Monday, July 12, 2004

Let Them Eat Hate

One problem with coalitions in power is that the longer they stay in, and the thinner their majority, the more carefully they have to balance between satisfying the rabid base and reaching out to the uneasy moderates. A look at the speaker lineup for next month's Republican convention shows Karl Rove's nod to the latter imperative: non-reactionaries (it really is too much of a stretch to call them moderates) Arnold Schwarzenegger, John McCain and Rudy Giuliani will carry a message of reform and tolerance to the country via TV cameras. The DeLays, Santorums and the rest of what Lee Atwater once called "the extra-chromosome crowd" will remain off-camera.

But not to worry: Rove has another trick up his sleeve to rally the "faithful": the anti-gay Hate Amendment.

In interviews, conservative leaders said they had complained to the White House that the campaign was blocking opponents of gay marriage from prime-time speaking slots at the Republican National Convention.

"The Republicans have got some explaining to do," said Tony Perkins, president of the Family Research Council, a conservative Christian lobbying group, noting that several of the speakers at the convention have come out against the amendment. "Social conservatives are not happy."

Mr. Bush's conservative base clearly supports the amendment, but polls have shown that while a majority of undecided voters oppose gay marriage, there is little enthusiasm among them for amending the Constitution to ban it.

Some analysts suggested that might account for the tentativeness with which the White House has approached this issue this year, as it seeks to turn out the evangelical voters that advisers have described as critical to Mr.
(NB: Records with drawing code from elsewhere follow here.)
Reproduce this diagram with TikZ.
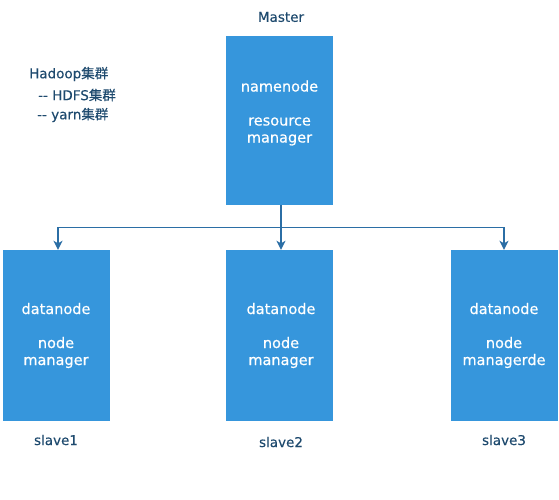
\documentclass[tikz,border=0pt]{standalone}
\usepackage{fontspec}
\setmainfont{DejaVu Sans}
\newfontfamily\boxfont[FakeBold=0.5]{DejaVu Sans}
\newfontfamily\lblfont[FakeBold=0.25]{DejaVu Sans}
\newfontfamily\cjk[FakeBold=0.25]{Noto Sans CJK SC}
\usetikzlibrary{arrows.meta}
\definecolor{boxblue}{RGB}{54,150,220}
\definecolor{lineblue}{RGB}{43,110,165}
\definecolor{labelblue}{RGB}{30,74,110}
\tikzset{
  x=1pt,y=-1pt,
  srv/.style={fill=boxblue,draw=none,minimum width=107pt,minimum height=171pt,inner sep=0pt},
  srvtext/.style={text=white,align=center,font=\boxfont\fontsize{14.5}{17}\selectfont,inner sep=0pt},
  lbl/.style={text=labelblue,font=\lblfont\fontsize{13.5}{16}\selectfont,inner sep=0pt},
  conn/.style={draw=lineblue,line width=1.3pt,-{Stealth[length=9pt,width=9pt,inset=2.5pt]}}
}
\begin{document}
\begin{tikzpicture}
\useasboundingbox (0,0) rectangle (559,500);
\node[srv,minimum height=169pt] (master) at (279.5,120.5) {};
\node[srvtext] (mastertxt) at (279.5,113) {namenode\\[17pt]resource\\manager};
\node[lbl] (masterlbl) at (281,17) {Master};

\node[srv] (s1) at (56,335.5) {};
\node[srv] (s2) at (279.5,335.5) {};
\node[srv] (s3) at (504,335.5) {};
\node[srvtext] (t1) at (56,335.5) {datanode\\[17pt]node\\manager};
\node[srvtext] (t2) at (281,335.5) {datanode\\[17pt]node\\manager};
\node[srvtext] (t3) at (504,335.5) {datanode\\[17pt]node\\managerde};
\node[lbl] (l1) at (56,440) {slave1};
\node[lbl] (l2) at (281,442) {slave2};
\node[lbl] (l3) at (504,440) {slave3};

\node[lbl,anchor=west] (h1) at (29,74) {Hadoop{\cjk 集群}};
\node[lbl,anchor=west] (h2) at (38,95) {-{}- HDFS{\cjk 集群}};
\node[lbl,anchor=west] (h3) at (37,115) {-{}- yarn{\cjk 集群}};

\coordinate (j) at (281,227.5);
\draw[conn] (master.south -| j) -- (j) -- (s2.north -| j);
\draw[conn] (j) -| (s1.north -| 58,0);
\draw[conn] (j) -| (s3.north -| 504,0);
\end{tikzpicture}
\end{document}
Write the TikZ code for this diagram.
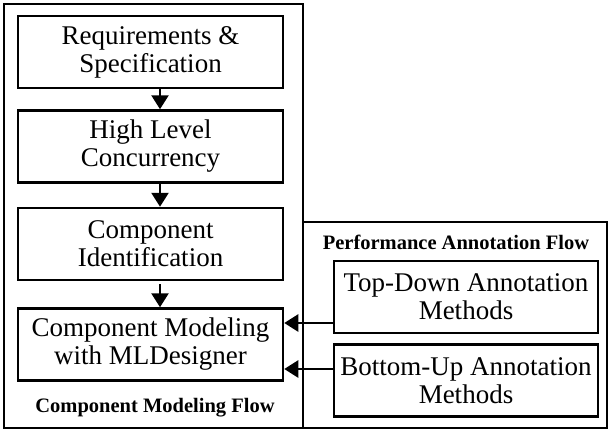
\documentclass[tikz,border=0pt]{standalone}
\usepackage{fontspec}
\setmainfont{Liberation Serif}
\usetikzlibrary{arrows.meta}
\begin{document}
\begin{tikzpicture}[x=1pt,y=-1pt,
  stepbox/.style={draw,line width=2.5pt,minimum width=265pt,minimum height=72pt,align=center,
    font=\fontsize{27}{28}\selectfont,inner sep=0pt},
  annbox/.style={draw,line width=2.5pt,minimum width=264pt,minimum height=72pt,align=center,
    font=\fontsize{27}{28}\selectfont,inner sep=0pt},
  frame/.style={draw,line width=2.5pt},
  flowlabel/.style={font=\fontsize{20.5}{22}\bfseries\selectfont},
  arr/.style={line width=2.5pt,-{Triangle[width=17pt,length=14pt]}}]
\useasboundingbox (0,0) rectangle (610,431);
\draw[frame] (4,4) rectangle (303,428);
\draw[frame] (303,222) rectangle (607,428);
\node[stepbox] (req) at (150.5,52) {Requirements \&\\Specification};
\node[stepbox] (hlc) at (150.5,146.5) {High Level\\Concurrency};
\node[stepbox] (cid) at (150.5,244) {Component\\Identification};
\node[stepbox] (cmod) at (150.5,344.5) {Component Modeling\\with MLDesigner};
\node[flowlabel] (cmf) at (155,408) {Component Modeling Flow};
\node[flowlabel] (paf) at (456,242) {Performance Annotation Flow};
\node[annbox] (td) at (466,297) {Top-Down Annotation\\Methods};
\node[annbox] (bu) at (466,380.5) {Bottom-Up Annotation\\Methods};
\draw[arr] (req.south -| 160,0) -- (hlc.north -| 160,0);
\draw[arr] (hlc.south -| 160,0) -- (cid.north -| 160,0);
\draw[arr] ([yshift=-3pt]cid.south -| 160,0) -- (cmod.north -| 160,0);
\draw[arr] (td.west |- 0,323) -- (cmod.east |- 0,323);
\draw[arr] (bu.west |- 0,369) -- (cmod.east |- 0,369);
\end{tikzpicture}
\end{document}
Bush's re-election without alienating the undecided voters who are the central focus of both campaigns.


The Senate will take up this farcical non-issue this week, and the Republicans' admitted strategy is to get Kerry and Edwards on record voting against the Amendment. Rove is betting, probably correctly, that this aggressive move on gay marriage will do much more to fire up the haters than it will to alienate the suburban moderates who are more concerned, for some weird reason, with the economy and war in Iraq than whether we can write bigotry into the Constitution. Besides, he's got Ah-nuld, McCain and Rudy--none of whom support the amendment, but none of whom are likely to use their prime-time platform to talk about it either--to reassure the voters that the mouth-breathers off camera don't have any real power, and even if they do the tax breaks will keep coming.

Not that Kerry and Edwards are particularly admirable on this issue either. Both claim to be "against" gay marriage, but see it as an issue for the states to judge on. Setting aside the obvious inconsistency with their defense of abortion rights, this makes no sense on its face; marriage rights are designed to be portable from state to state. This really looks and smells like Bigotry Lite, and it's more egregious for the strong likelihood that neither of these guys really has a problem with gay marriage at all.

This issue, like so many others, cries out for the principled leadership we lost when Paul Wellstone's plane crashed on that black day in October 2002.